Toll Roads

From programming_contest
Revision as of 07:44, 14 February 2023 by Kmk21 (talk | contribs)
(diff) ← Older revision | Latest revision (diff) | Newer revision → (diff)
Jump to navigation Jump to search

This problem defines a "toll" to traverse a road, and asks of a road network multiple queries of what is the minimum maximum toll to be paid to connect two cities, and how mayn cities can be connected with that toll.

The first observation (other than this is probably a graph problem), is that the problem space is too large for something like all pairs shortest path. It should also be apparent that even if we somehow were able to do dijstra, with 10^5 queries, its unlikely that we could do any serious processing. It is likely thus that:

  1. We'll have to process the input into some data structure
  2. There is likely a log in the runtime

The first intuition is to consider, isntead of going query by query, or city by city, what if we tried to process roads by toll cost? How would we, for instance, be able to generate all groupings of cities one could reach with weight 3? Naturally, one would go through each toll of length 3 and do a union-find to create the groupings of connected cities. How, then, would we extend this to tolls of weight 4, such that we might be able to do something useful? If we consider a toll of weight 4 might link up some of these weight 3 groups, we might see that using least common ancestor among pairs of nodes in this new super-group would tell us whether we have to traverse the "4" toll node. We can use this to form an algorithm outline:

  1. Order the tolls by weight
  2. For each weight, identify the groups of the two cities that are being joined via "find"
    1. If the tolls joining both the groups are the same weight as the new toll, join them
    2. If the tolls are not the same, create a new meta-node with the weight of the toll, and make the previous meta-nodes (or the city node itself) children of this meta-node
  3. When we are complete, we have a tree with the following properties
    • every meta-node has a toll-weight strictly greater than that of all its decendents
    • The actual city nodes are leaf nodes
    • The LCA defines the highest node in the tree, and thus highest toll, we must traverse to bridge two cities
    • The number of cities reachable from that node is the size of the subtree rooted at that LCA node

Aside from the LCA, this operation runs in NlogN time, which is sufficient for the size. And if we had the same speed from LCA, it would also suffice.
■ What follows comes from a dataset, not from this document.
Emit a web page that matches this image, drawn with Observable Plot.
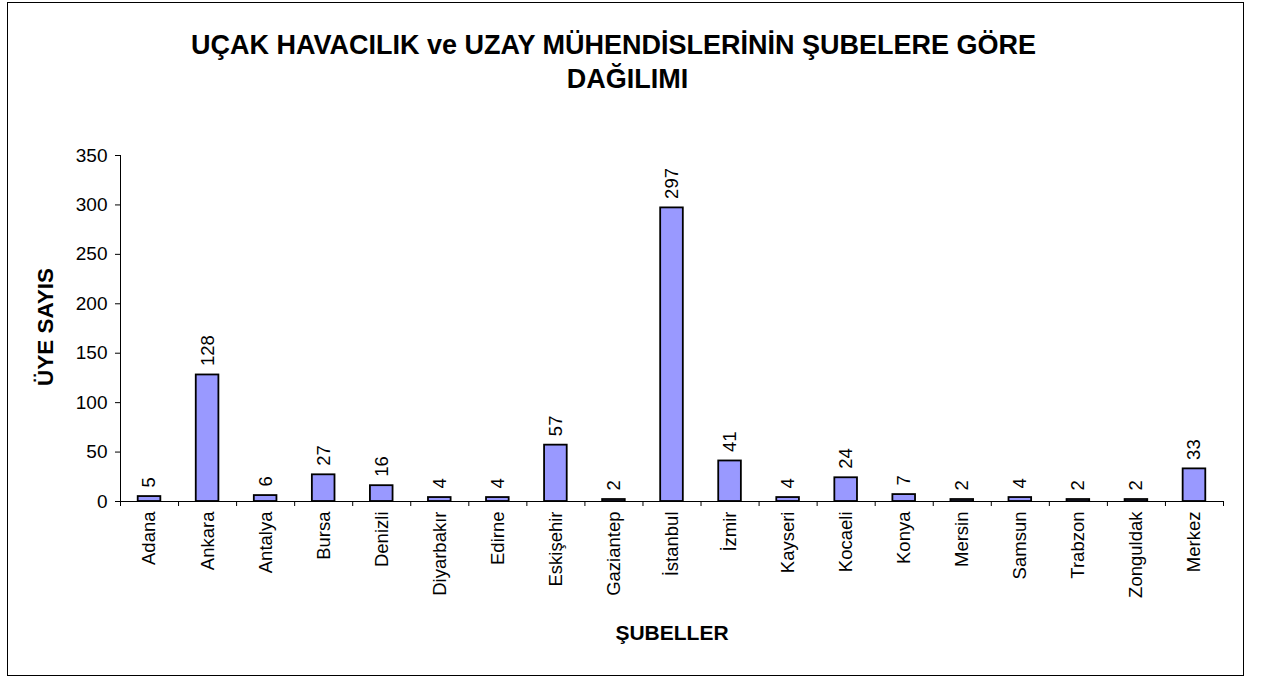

The traditional LCA algorithm involves walking from the two candidate nodes to the vertex, caching their ancestry, and finding the point at which it diverges. This is sufficient in balanced trees, as the length of the ancestry is logN. However, in this case, we have a worst-case scenario with a tree-depth O(N). This results from the merging of trees with differing tolls, which does not adhere to the union-find paradigm of join smaller to larger. This compromise is, of course, necessary, to get us in a situation where we have the necessary properties to utilize LCA in the first place.

Fortunately, there is a way to compute LCA in non-balanced trees using a form of binary search, called binary lifting. It comprises of two things:

Identifying if u is and ancestor of v

Without any pre-processing, we would have to search from u to find if v was a descendent, which is too slow. It is also too slow to cache ones entire ancestray at each node. If this were a binary search tree, we could do this easily by caching the lowest and highest values rooted at a given node. But we don't have a BST. We can, however, overlay one. We can perform a DFS traversal of the tree, and maintain a global order of nodes visited. When we enter and exit a node, we can cache the current counter representing the global order. Therefore, we can determine if a node is a decendent of us if their node value is between the values cached on our own entry and exit. Therefore, is u an ancestor of v is translated to "is v a descendent of u," which with this extra data, is a trivial check.

Jumping Around the Tree

As we are performing the DFS, we will build a pointer to each node that is a power of 2 above us. So each node will have a 1-ancestor, 2-ancestor, 4-, 8-, 16-, and so on. This is extra logN per node, so allowable. We can then binary search our ancestry as follows:

  1. check our furtherst N-ancestor to see if it meets the condition
    1. If it does, update current node to that N-ancestor
    2. If it does not, remain at current node
  2. update N to N/2, and repeat

Using this method, we can binary search through our ancetry to find a node which meets some condition. This is known as binary lifting. In this case, the condition we seek to meet is whether the ancestor is ALSO an ancestor of the other node. This gives an overall LCA algorithm as follows

  1. Check if u is an ancestor of V, or v is an ancestor of u. If so, mission accomplished
  2. Binary lift from u until a node which is an ancestor of v is found. mission accomplsihed

Since the binary lift is logN time, and the check for ancestry is constant, the overall query for LCA takes logN time, even in the unbalanced tree.

The last piece is to count the nodes rooted at that LCA, which can be construed from the two indices we cached to identify ancestry.

All phases are NlogN, and thus the algorithm is fast enough.